Workshop Leaders
Amy Lueck, Santa Clara University
Brice Nordquist, Syracuse University
We live and work in an era of interconnected global and local crises that are as difficult to face as they are to deny. COVID has exacerbated glaring inequalities, the climate crisis is here, and in the U.S. we are experiencing threats to every aspect of our 245-year-old democracy. One of the key barriers to addressing these crises in academic contexts are the ideologies and structures of containment that function to construct boundaries between institutions, among disciplines, across categories of work, and at the interface of academic and community spaces.
This workshop seeks to unpack these ideologies and use the critical insights we generate together to consider how an academic discipline and its constituents might ethically and effectively respond. What should research agendas, courses, and programs of study in writing and rhetoric look like in this era of cascading crises?
We’ll begin by seeking to better understand ideologies and structures that delimit effective collective action, with particular attention to academic structures and practices of containment. We’ll use a case-study approach to apply the critical insights generated by the readings to existing publicly engaged projects and programs, gleaning from them strategies for cultivating intersectional awareness, mutual aid, and collaborative problem solving within and across communities. Participants will then have an opportunity to examine a project, institution, community, or context of their own through the lens of shared readings and group discussion.

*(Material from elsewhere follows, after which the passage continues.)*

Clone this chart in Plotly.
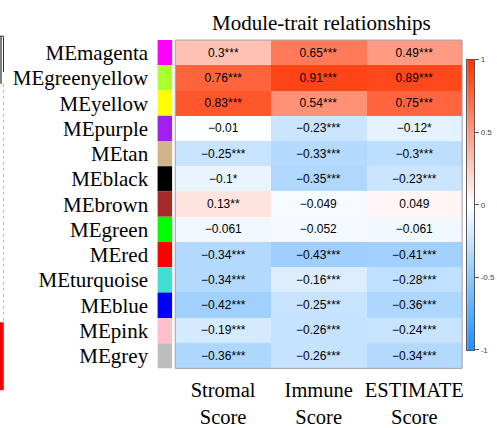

They will leave with renewed insights into their own contexts of crisis and containment and collaboratively generated strategies for collective action to address them.
Note: This workshop has limited space for remote participation.
Brice Nordquist is an associate professor of writing & rhetoric and the Dean’s Professor of Community Engagement in the College of Arts & Sciences at Syracuse University. He works through ethnographic and participatory research and public arts and humanities projects to study and support students’ movements across contexts of learning and stages of education. His book, Literacy & Mobility, received the 2019 Conference on College Composition and Communication Advancement of Knowledge Award.
Amy Lueck is an associate professor of rhetoric and composition at Santa Clara University, where her research and teaching focus on histories of rhetorical instruction and practice, women’s rhetorics, feminist historiography, and public memory. Her book, A Shared History: Writing in the High School, College, and University, 1856-1886 (SIU Press 2020), brings together several of these research threads, interrogating the ostensible high school-college divide and the role it has played in shaping writing instruction in the U.S. Her recent research builds on this work by attending to the conceptual boundaries and metaphors shaping history and remembrance at various sites and among diverse communities.